§ **Work instructions**:
Restate the data below word for word. Skip any images it contains.

§ **Data provided**:

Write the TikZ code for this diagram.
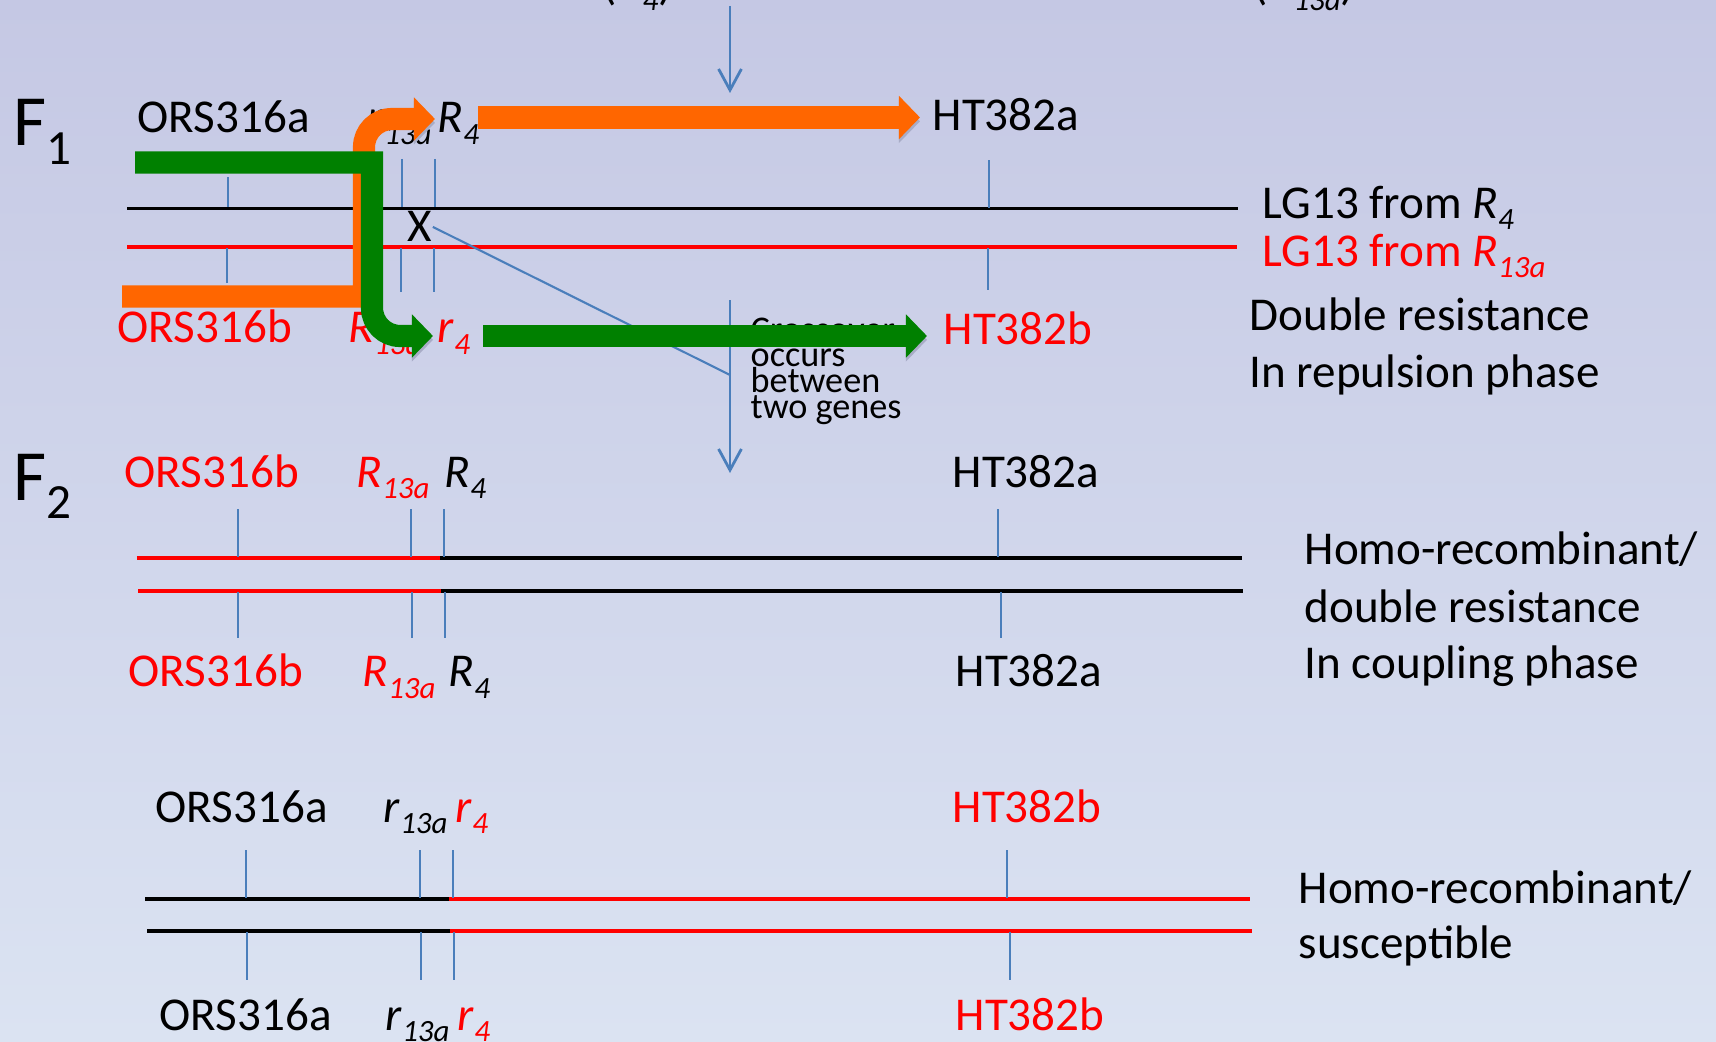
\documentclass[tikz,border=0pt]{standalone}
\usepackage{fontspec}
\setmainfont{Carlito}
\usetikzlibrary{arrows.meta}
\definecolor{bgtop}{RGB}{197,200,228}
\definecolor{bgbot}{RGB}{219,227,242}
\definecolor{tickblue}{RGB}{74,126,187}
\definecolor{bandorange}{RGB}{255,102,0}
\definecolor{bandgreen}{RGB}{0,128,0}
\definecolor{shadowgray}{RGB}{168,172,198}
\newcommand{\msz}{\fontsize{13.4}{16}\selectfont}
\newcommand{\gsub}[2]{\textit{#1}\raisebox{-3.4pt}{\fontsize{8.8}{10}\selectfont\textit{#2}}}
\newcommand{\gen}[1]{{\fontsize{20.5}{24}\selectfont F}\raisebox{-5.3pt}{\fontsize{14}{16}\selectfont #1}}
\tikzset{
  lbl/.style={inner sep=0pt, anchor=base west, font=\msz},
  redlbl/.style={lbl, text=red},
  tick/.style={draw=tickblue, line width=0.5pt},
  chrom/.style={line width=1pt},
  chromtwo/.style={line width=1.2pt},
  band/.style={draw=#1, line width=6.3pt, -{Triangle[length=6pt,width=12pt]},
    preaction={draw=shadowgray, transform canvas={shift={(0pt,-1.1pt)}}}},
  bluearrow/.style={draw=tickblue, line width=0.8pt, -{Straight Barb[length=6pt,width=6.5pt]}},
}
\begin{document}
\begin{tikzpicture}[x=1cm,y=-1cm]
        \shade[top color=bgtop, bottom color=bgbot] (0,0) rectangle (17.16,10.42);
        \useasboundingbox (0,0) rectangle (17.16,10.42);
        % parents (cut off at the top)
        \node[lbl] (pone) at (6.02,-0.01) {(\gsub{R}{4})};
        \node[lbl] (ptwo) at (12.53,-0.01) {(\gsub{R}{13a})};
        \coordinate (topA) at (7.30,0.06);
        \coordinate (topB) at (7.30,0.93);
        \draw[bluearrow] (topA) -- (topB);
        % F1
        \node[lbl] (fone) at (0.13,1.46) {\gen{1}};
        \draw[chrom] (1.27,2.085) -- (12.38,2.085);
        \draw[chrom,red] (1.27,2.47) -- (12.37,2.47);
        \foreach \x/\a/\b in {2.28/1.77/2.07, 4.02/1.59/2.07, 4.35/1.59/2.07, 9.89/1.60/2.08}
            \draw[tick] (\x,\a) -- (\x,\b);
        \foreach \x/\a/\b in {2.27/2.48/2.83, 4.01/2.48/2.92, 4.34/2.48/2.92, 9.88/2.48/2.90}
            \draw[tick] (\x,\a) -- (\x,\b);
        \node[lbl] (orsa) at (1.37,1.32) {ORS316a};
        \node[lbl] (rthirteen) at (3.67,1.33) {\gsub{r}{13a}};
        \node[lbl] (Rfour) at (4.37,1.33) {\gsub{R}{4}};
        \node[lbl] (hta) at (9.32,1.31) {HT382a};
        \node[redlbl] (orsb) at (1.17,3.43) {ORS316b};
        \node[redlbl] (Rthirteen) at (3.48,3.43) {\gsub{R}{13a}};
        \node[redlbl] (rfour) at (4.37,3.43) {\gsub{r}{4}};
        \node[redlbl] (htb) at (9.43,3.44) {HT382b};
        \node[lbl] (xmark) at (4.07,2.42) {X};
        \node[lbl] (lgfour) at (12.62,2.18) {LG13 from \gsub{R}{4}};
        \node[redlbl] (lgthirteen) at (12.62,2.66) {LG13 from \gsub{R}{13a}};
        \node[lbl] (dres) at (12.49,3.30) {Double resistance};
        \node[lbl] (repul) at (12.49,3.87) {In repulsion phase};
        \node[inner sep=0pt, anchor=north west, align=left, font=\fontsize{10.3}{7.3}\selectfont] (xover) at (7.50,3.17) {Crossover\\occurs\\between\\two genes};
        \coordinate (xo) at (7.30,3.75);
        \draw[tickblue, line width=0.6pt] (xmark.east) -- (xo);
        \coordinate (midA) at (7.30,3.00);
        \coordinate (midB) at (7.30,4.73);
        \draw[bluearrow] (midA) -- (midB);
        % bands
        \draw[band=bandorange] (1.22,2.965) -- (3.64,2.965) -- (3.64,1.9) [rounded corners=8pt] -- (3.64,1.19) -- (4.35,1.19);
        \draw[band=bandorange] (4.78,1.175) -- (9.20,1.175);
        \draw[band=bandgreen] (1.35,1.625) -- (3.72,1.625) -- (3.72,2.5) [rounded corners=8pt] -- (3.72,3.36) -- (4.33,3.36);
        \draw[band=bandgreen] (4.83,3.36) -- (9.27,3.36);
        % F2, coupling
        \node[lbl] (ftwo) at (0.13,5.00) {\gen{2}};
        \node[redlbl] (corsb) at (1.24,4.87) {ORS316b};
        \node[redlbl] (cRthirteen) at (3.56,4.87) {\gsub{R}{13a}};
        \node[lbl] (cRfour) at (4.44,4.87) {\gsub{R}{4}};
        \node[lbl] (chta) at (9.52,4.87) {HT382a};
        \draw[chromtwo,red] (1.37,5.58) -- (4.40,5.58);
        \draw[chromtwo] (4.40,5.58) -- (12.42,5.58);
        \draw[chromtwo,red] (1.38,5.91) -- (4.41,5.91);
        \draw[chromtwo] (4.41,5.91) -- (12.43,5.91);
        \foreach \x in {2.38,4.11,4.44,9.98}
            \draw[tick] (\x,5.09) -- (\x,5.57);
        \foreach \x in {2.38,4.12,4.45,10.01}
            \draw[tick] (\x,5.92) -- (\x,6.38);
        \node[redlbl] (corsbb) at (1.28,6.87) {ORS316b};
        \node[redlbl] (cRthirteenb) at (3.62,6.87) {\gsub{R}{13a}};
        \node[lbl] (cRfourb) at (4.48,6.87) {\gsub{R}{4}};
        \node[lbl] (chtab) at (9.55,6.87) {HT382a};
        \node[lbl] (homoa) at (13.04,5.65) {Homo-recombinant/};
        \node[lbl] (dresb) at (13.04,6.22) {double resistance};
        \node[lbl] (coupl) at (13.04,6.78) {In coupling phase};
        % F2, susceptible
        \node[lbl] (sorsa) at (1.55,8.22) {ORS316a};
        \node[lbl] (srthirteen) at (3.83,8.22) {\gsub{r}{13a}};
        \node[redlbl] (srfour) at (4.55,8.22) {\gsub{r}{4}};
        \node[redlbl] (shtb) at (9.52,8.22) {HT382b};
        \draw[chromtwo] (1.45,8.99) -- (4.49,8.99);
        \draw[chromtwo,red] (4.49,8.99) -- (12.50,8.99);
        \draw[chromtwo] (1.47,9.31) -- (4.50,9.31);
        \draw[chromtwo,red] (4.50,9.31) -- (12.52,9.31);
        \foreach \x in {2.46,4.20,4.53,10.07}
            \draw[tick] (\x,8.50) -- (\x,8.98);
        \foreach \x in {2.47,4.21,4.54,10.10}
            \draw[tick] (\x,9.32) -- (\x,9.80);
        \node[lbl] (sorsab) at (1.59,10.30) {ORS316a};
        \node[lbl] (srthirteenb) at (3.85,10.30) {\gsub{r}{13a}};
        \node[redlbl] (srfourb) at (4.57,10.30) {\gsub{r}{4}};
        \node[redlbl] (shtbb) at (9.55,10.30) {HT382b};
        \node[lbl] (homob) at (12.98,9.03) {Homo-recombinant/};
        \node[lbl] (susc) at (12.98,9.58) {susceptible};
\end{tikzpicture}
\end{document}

§ **Task answer**:
Write the TikZ code for this diagram.
\documentclass[tikz,border=0pt]{standalone}
\usepackage{fontspec}
\setmainfont{Carlito}
\usetikzlibrary{arrows.meta}
\definecolor{bgtop}{RGB}{197,200,228}
\definecolor{bgbot}{RGB}{219,227,242}
\definecolor{tickblue}{RGB}{74,126,187}
\definecolor{bandorange}{RGB}{255,102,0}
\definecolor{bandgreen}{RGB}{0,128,0}
\definecolor{shadowgray}{RGB}{168,172,198}
\newcommand{\msz}{\fontsize{13.4}{16}\selectfont}
\newcommand{\gsub}[2]{\textit{#1}\raisebox{-3.4pt}{\fontsize{8.8}{10}\selectfont\textit{#2}}}
\newcommand{\gen}[1]{{\fontsize{20.5}{24}\selectfont F}\raisebox{-5.3pt}{\fontsize{14}{16}\selectfont #1}}
\tikzset{
  lbl/.style={inner sep=0pt, anchor=base west, font=\msz},
  redlbl/.style={lbl, text=red},
  tick/.style={draw=tickblue, line width=0.5pt},
  chrom/.style={line width=1pt},
  chromtwo/.style={line width=1.2pt},
  band/.style={draw=#1, line width=6.3pt, -{Triangle[length=6pt,width=12pt]},
    preaction={draw=shadowgray, transform canvas={shift={(0pt,-1.1pt)}}}},
  bluearrow/.style={draw=tickblue, line width=0.8pt, -{Straight Barb[length=6pt,width=6.5pt]}},
}
\begin{document}
\begin{tikzpicture}[x=1cm,y=-1cm]
        \shade[top color=bgtop, bottom color=bgbot] (0,0) rectangle (17.16,10.42);
        \useasboundingbox (0,0) rectangle (17.16,10.42);
        % parents (cut off at the top)
        \node[lbl] (pone) at (6.02,-0.01) {(\gsub{R}{4})};
        \node[lbl] (ptwo) at (12.53,-0.01) {(\gsub{R}{13a})};
        \coordinate (topA) at (7.30,0.06);
        \coordinate (topB) at (7.30,0.93);
        \draw[bluearrow] (topA) -- (topB);
        % F1
        \node[lbl] (fone) at (0.13,1.46) {\gen{1}};
        \draw[chrom] (1.27,2.085) -- (12.38,2.085);
        \draw[chrom,red] (1.27,2.47) -- (12.37,2.47);
        \foreach \x/\a/\b in {2.28/1.77/2.07, 4.02/1.59/2.07, 4.35/1.59/2.07, 9.89/1.60/2.08}
            \draw[tick] (\x,\a) -- (\x,\b);
        \foreach \x/\a/\b in {2.27/2.48/2.83, 4.01/2.48/2.92, 4.34/2.48/2.92, 9.88/2.48/2.90}
            \draw[tick] (\x,\a) -- (\x,\b);
        \node[lbl] (orsa) at (1.37,1.32) {ORS316a};
        \node[lbl] (rthirteen) at (3.67,1.33) {\gsub{r}{13a}};
        \node[lbl] (Rfour) at (4.37,1.33) {\gsub{R}{4}};
        \node[lbl] (hta) at (9.32,1.31) {HT382a};
        \node[redlbl] (orsb) at (1.17,3.43) {ORS316b};
        \node[redlbl] (Rthirteen) at (3.48,3.43) {\gsub{R}{13a}};
        \node[redlbl] (rfour) at (4.37,3.43) {\gsub{r}{4}};
        \node[redlbl] (htb) at (9.43,3.44) {HT382b};
        \node[lbl] (xmark) at (4.07,2.42) {X};
        \node[lbl] (lgfour) at (12.62,2.18) {LG13 from \gsub{R}{4}};
        \node[redlbl] (lgthirteen) at (12.62,2.66) {LG13 from \gsub{R}{13a}};
        \node[lbl] (dres) at (12.49,3.30) {Double resistance};
        \node[lbl] (repul) at (12.49,3.87) {In repulsion phase};
        \node[inner sep=0pt, anchor=north west, align=left, font=\fontsize{10.3}{7.3}\selectfont] (xover) at (7.50,3.17) {Crossover\\occurs\\between\\two genes};
        \coordinate (xo) at (7.30,3.75);
        \draw[tickblue, line width=0.6pt] (xmark.east) -- (xo);
        \coordinate (midA) at (7.30,3.00);
        \coordinate (midB) at (7.30,4.73);
        \draw[bluearrow] (midA) -- (midB);
        % bands
        \draw[band=bandorange] (1.22,2.965) -- (3.64,2.965) -- (3.64,1.9) [rounded corners=8pt] -- (3.64,1.19) -- (4.35,1.19);
        \draw[band=bandorange] (4.78,1.175) -- (9.20,1.175);
        \draw[band=bandgreen] (1.35,1.625) -- (3.72,1.625) -- (3.72,2.5) [rounded corners=8pt] -- (3.72,3.36) -- (4.33,3.36);
        \draw[band=bandgreen] (4.83,3.36) -- (9.27,3.36);
        % F2, coupling
        \node[lbl] (ftwo) at (0.13,5.00) {\gen{2}};
        \node[redlbl] (corsb) at (1.24,4.87) {ORS316b};
        \node[redlbl] (cRthirteen) at (3.56,4.87) {\gsub{R}{13a}};
        \node[lbl] (cRfour) at (4.44,4.87) {\gsub{R}{4}};
        \node[lbl] (chta) at (9.52,4.87) {HT382a};
        \draw[chromtwo,red] (1.37,5.58) -- (4.40,5.58);
        \draw[chromtwo] (4.40,5.58) -- (12.42,5.58);
        \draw[chromtwo,red] (1.38,5.91) -- (4.41,5.91);
        \draw[chromtwo] (4.41,5.91) -- (12.43,5.91);
        \foreach \x in {2.38,4.11,4.44,9.98}
            \draw[tick] (\x,5.09) -- (\x,5.57);
        \foreach \x in {2.38,4.12,4.45,10.01}
            \draw[tick] (\x,5.92) -- (\x,6.38);
        \node[redlbl] (corsbb) at (1.28,6.87) {ORS316b};
        \node[redlbl] (cRthirteenb) at (3.62,6.87) {\gsub{R}{13a}};
        \node[lbl] (cRfourb) at (4.48,6.87) {\gsub{R}{4}};
        \node[lbl] (chtab) at (9.55,6.87) {HT382a};
        \node[lbl] (homoa) at (13.04,5.65) {Homo-recombinant/};
        \node[lbl] (dresb) at (13.04,6.22) {double resistance};
        \node[lbl] (coupl) at (13.04,6.78) {In coupling phase};
        % F2, susceptible
        \node[lbl] (sorsa) at (1.55,8.22) {ORS316a};
        \node[lbl] (srthirteen) at (3.83,8.22) {\gsub{r}{13a}};
        \node[redlbl] (srfour) at (4.55,8.22) {\gsub{r}{4}};
        \node[redlbl] (shtb) at (9.52,8.22) {HT382b};
        \draw[chromtwo] (1.45,8.99) -- (4.49,8.99);
        \draw[chromtwo,red] (4.49,8.99) -- (12.50,8.99);
        \draw[chromtwo] (1.47,9.31) -- (4.50,9.31);
        \draw[chromtwo,red] (4.50,9.31) -- (12.52,9.31);
        \foreach \x in {2.46,4.20,4.53,10.07}
            \draw[tick] (\x,8.50) -- (\x,8.98);
        \foreach \x in {2.47,4.21,4.54,10.10}
            \draw[tick] (\x,9.32) -- (\x,9.80);
        \node[lbl] (sorsab) at (1.59,10.30) {ORS316a};
        \node[lbl] (srthirteenb) at (3.85,10.30) {\gsub{r}{13a}};
        \node[redlbl] (srfourb) at (4.57,10.30) {\gsub{r}{4}};
        \node[redlbl] (shtbb) at (9.55,10.30) {HT382b};
        \node[lbl] (homob) at (12.98,9.03) {Homo-recombinant/};
        \node[lbl] (susc) at (12.98,9.58) {susceptible};
\end{tikzpicture}
\end{document}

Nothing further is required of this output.